Retype the opening lines of the listing below, ending with the line that contains "import * as", and leave out any pictures.

* start *

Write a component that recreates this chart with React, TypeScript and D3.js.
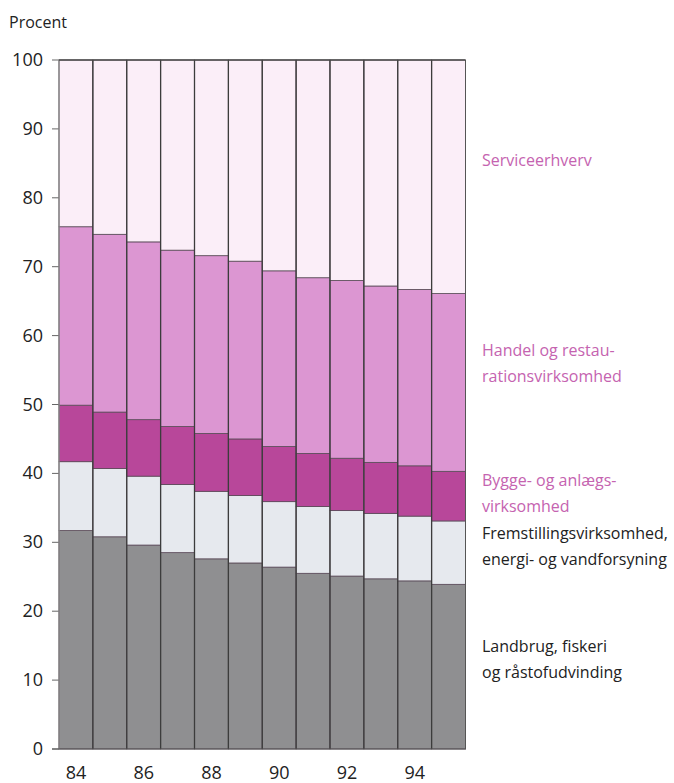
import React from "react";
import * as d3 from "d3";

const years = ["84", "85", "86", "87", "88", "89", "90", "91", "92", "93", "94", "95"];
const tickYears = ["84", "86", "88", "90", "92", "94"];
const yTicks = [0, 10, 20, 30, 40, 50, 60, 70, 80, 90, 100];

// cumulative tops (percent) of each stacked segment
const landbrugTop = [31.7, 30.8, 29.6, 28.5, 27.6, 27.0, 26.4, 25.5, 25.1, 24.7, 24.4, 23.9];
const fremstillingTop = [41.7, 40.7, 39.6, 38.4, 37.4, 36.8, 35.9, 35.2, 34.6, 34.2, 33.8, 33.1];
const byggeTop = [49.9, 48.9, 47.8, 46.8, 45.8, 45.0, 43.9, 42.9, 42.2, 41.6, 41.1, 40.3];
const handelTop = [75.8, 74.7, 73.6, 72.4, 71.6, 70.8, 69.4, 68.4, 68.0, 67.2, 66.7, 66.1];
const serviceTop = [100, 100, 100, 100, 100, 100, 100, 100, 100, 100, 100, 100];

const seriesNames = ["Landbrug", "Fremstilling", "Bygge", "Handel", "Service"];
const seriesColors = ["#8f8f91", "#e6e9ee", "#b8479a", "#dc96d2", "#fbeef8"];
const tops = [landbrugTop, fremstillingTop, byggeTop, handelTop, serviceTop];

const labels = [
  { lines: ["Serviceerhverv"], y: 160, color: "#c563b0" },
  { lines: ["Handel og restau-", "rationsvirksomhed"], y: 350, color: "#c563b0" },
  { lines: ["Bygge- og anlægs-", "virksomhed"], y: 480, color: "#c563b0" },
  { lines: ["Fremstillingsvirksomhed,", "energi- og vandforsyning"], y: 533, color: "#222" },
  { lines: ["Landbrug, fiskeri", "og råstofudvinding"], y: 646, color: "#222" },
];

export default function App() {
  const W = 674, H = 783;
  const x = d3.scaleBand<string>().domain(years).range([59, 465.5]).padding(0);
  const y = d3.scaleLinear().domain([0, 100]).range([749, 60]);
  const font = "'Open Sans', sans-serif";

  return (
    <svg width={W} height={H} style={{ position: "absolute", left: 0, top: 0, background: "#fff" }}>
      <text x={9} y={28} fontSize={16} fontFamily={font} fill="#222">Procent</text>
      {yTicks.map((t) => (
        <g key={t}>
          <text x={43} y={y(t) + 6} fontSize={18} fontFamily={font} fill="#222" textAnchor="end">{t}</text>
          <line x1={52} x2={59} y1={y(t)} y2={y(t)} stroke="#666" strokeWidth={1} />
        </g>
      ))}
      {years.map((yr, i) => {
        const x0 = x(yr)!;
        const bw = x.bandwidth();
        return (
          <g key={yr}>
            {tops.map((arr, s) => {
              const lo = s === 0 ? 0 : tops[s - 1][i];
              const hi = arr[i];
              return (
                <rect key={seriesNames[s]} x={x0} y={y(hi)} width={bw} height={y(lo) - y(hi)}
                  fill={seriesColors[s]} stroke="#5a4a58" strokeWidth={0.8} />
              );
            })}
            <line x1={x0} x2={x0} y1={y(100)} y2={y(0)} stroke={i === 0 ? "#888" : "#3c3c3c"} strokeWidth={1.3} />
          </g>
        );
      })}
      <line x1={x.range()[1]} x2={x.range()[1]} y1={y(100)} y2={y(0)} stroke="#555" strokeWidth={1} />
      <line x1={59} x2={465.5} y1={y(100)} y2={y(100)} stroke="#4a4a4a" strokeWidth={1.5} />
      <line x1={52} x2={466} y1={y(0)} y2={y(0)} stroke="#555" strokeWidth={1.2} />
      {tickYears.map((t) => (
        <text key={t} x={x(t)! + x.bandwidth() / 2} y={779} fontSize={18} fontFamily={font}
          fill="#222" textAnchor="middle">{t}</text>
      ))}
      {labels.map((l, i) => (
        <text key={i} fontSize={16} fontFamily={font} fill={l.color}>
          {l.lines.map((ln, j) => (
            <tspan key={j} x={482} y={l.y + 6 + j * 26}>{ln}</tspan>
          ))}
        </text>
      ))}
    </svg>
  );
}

* end *

*WRITTEN RESPONSE*:
Write a component that recreates this chart with React, TypeScript and D3.js.
import React from "react";
import * as d3 from "d3";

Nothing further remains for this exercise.